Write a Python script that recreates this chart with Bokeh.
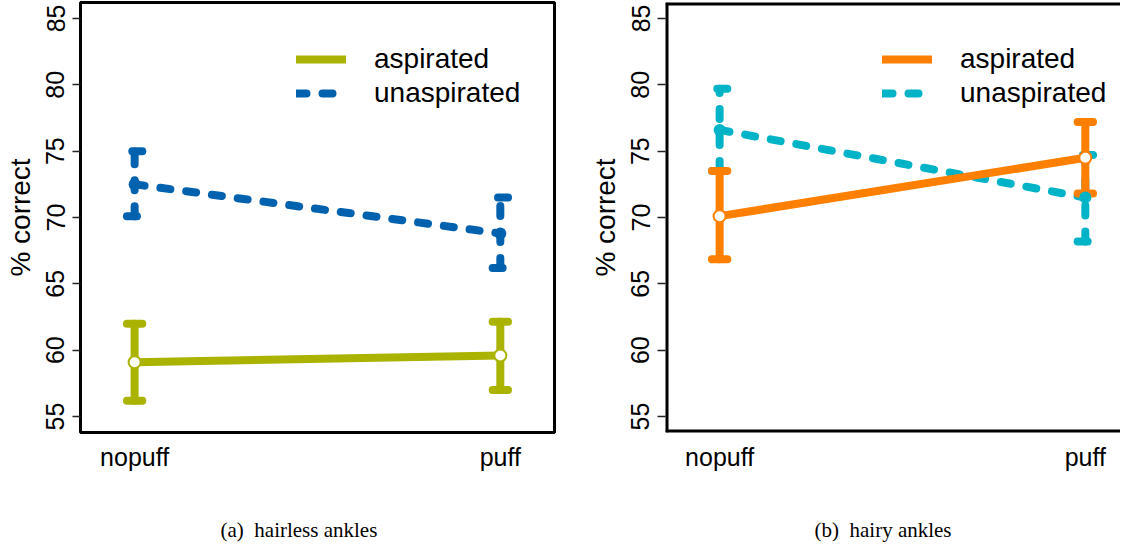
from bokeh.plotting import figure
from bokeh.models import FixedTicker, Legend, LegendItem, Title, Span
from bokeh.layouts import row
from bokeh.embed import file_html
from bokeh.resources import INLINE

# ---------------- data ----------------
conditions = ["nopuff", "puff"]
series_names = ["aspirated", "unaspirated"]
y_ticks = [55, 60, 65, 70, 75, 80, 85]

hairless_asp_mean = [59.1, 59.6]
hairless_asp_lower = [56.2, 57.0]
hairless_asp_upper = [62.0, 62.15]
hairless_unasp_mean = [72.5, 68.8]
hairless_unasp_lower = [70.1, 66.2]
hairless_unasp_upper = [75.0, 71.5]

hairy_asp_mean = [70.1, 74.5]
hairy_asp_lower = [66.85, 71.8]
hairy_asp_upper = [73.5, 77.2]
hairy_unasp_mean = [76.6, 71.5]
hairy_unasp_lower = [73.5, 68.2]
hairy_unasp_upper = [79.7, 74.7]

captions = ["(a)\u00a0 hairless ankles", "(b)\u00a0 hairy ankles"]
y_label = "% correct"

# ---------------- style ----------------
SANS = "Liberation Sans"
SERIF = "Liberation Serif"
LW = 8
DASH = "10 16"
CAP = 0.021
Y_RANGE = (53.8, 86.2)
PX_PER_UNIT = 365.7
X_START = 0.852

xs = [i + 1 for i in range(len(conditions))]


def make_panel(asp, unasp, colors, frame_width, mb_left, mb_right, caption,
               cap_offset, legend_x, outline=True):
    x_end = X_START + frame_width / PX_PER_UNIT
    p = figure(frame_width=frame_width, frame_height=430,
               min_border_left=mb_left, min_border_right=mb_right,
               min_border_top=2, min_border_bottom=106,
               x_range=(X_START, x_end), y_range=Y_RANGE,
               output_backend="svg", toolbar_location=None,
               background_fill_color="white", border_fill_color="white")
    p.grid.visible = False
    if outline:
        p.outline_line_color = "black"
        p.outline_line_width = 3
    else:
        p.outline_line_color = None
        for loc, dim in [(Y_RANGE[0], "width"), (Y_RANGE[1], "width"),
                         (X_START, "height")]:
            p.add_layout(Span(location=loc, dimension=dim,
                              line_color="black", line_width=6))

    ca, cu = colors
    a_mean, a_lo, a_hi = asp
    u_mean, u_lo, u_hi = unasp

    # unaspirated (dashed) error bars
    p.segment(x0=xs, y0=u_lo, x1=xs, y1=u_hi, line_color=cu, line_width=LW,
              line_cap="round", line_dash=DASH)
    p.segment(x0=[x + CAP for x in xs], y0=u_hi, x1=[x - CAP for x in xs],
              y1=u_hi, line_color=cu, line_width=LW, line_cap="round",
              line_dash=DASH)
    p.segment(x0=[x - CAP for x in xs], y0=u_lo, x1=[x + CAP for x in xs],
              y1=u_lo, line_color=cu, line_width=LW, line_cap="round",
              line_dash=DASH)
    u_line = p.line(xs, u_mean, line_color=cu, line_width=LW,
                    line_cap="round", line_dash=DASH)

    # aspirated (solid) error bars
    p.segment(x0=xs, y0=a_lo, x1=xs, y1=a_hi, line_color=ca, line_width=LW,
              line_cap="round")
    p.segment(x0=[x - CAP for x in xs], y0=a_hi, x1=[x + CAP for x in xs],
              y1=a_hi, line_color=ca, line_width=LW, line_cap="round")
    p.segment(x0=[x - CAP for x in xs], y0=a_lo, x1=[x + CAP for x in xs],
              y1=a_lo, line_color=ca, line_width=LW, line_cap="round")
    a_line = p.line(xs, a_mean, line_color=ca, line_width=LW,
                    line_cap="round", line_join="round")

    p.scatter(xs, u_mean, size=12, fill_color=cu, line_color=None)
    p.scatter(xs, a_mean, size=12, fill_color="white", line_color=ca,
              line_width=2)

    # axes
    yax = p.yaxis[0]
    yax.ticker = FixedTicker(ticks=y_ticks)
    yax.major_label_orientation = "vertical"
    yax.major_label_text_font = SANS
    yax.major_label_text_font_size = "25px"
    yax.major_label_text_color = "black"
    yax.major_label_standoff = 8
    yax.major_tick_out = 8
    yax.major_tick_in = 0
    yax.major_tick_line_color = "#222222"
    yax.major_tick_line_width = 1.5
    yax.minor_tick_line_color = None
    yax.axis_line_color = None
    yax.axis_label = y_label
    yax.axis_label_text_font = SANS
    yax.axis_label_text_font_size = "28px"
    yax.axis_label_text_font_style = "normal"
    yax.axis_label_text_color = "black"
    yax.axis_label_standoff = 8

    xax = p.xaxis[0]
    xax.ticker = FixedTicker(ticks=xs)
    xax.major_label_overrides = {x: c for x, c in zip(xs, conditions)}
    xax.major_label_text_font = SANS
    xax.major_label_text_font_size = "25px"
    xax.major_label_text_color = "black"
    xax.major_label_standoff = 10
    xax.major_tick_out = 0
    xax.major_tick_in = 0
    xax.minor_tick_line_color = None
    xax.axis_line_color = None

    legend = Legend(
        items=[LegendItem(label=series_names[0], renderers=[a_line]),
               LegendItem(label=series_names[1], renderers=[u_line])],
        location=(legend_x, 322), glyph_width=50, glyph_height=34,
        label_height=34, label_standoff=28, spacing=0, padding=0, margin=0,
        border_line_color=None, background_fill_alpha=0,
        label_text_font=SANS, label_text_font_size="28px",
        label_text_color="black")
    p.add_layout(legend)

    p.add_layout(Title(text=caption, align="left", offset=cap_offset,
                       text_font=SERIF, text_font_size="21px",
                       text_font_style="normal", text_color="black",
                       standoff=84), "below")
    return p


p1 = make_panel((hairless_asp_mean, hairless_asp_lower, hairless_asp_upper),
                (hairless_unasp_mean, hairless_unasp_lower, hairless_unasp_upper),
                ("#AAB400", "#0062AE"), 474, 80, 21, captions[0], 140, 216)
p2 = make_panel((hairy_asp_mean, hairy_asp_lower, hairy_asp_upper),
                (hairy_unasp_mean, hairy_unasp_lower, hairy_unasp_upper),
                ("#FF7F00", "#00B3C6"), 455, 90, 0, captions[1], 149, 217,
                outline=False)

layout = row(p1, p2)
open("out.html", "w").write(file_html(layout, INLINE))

· · · · · · ·

> [What is asked]
Give again exactly the lines running from the beginning of the material above through the line that contains "xs = [i + 1 for i in range(len(conditions))]", and leave out every picture.

> [Result of this exercise]
Write a Python script that recreates this chart with Bokeh.
from bokeh.plotting import figure
from bokeh.models import FixedTicker, Legend, LegendItem, Title, Span
from bokeh.layouts import row
from bokeh.embed import file_html
from bokeh.resources import INLINE

# ---------------- data ----------------
conditions = ["nopuff", "puff"]
series_names = ["aspirated", "unaspirated"]
y_ticks = [55, 60, 65, 70, 75, 80, 85]

hairless_asp_mean = [59.1, 59.6]
hairless_asp_lower = [56.2, 57.0]
hairless_asp_upper = [62.0, 62.15]
hairless_unasp_mean = [72.5, 68.8]
hairless_unasp_lower = [70.1, 66.2]
hairless_unasp_upper = [75.0, 71.5]

hairy_asp_mean = [70.1, 74.5]
hairy_asp_lower = [66.85, 71.8]
hairy_asp_upper = [73.5, 77.2]
hairy_unasp_mean = [76.6, 71.5]
hairy_unasp_lower = [73.5, 68.2]
hairy_unasp_upper = [79.7, 74.7]

captions = ["(a)\u00a0 hairless ankles", "(b)\u00a0 hairy ankles"]
y_label = "% correct"

# ---------------- style ----------------
SANS = "Liberation Sans"
SERIF = "Liberation Serif"
LW = 8
DASH = "10 16"
CAP = 0.021
Y_RANGE = (53.8, 86.2)
PX_PER_UNIT = 365.7
X_START = 0.852

xs = [i + 1 for i in range(len(conditions))]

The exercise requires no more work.